The nation's crude oil supplies shrank last week, the government said Wednesday.
Crude supplies declined by 1.4 million barrels, or 0.4 percent, to 338.1 million barrels, which is 7.3 percent below year-ago levels, the Energy Department's Energy Information Administration said in its weekly report.
Analysts expected an increase of 1 million barrels for the week ended Nov. 4, according to Platts, the energy information arm of McGraw-Hill Cos.
Gasoline supplies dropped by 2.1 million barrels, or 1 percent, to 204.2 million barrels. That's 2.9 percent below year-ago levels. Analysts expected gasoline supplies to shrink by 400,000 barrels.
Demand for gasoline over the four weeks ended Nov. 4 was 5.6 percent lower than a year earlier, averaging 8.6 million barrels a day.
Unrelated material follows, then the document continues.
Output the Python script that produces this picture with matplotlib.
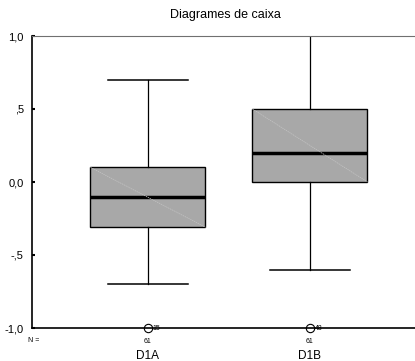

U.S. refineries ran at 82.6 percent of total capacity on average, 2.8 percentage points down from the prior week. Analysts expected capacity to decrease by 0.1 percentage point.
Supplies of distillate fuel, which include diesel and heating oil, fell by 6 million barrels to 135.9 million barrels. Analysts expected distillate stocks to decline by 2.5 million barrels.
In morning trading benchmark crude fell 49 cents to $96.31 a barrel in New York.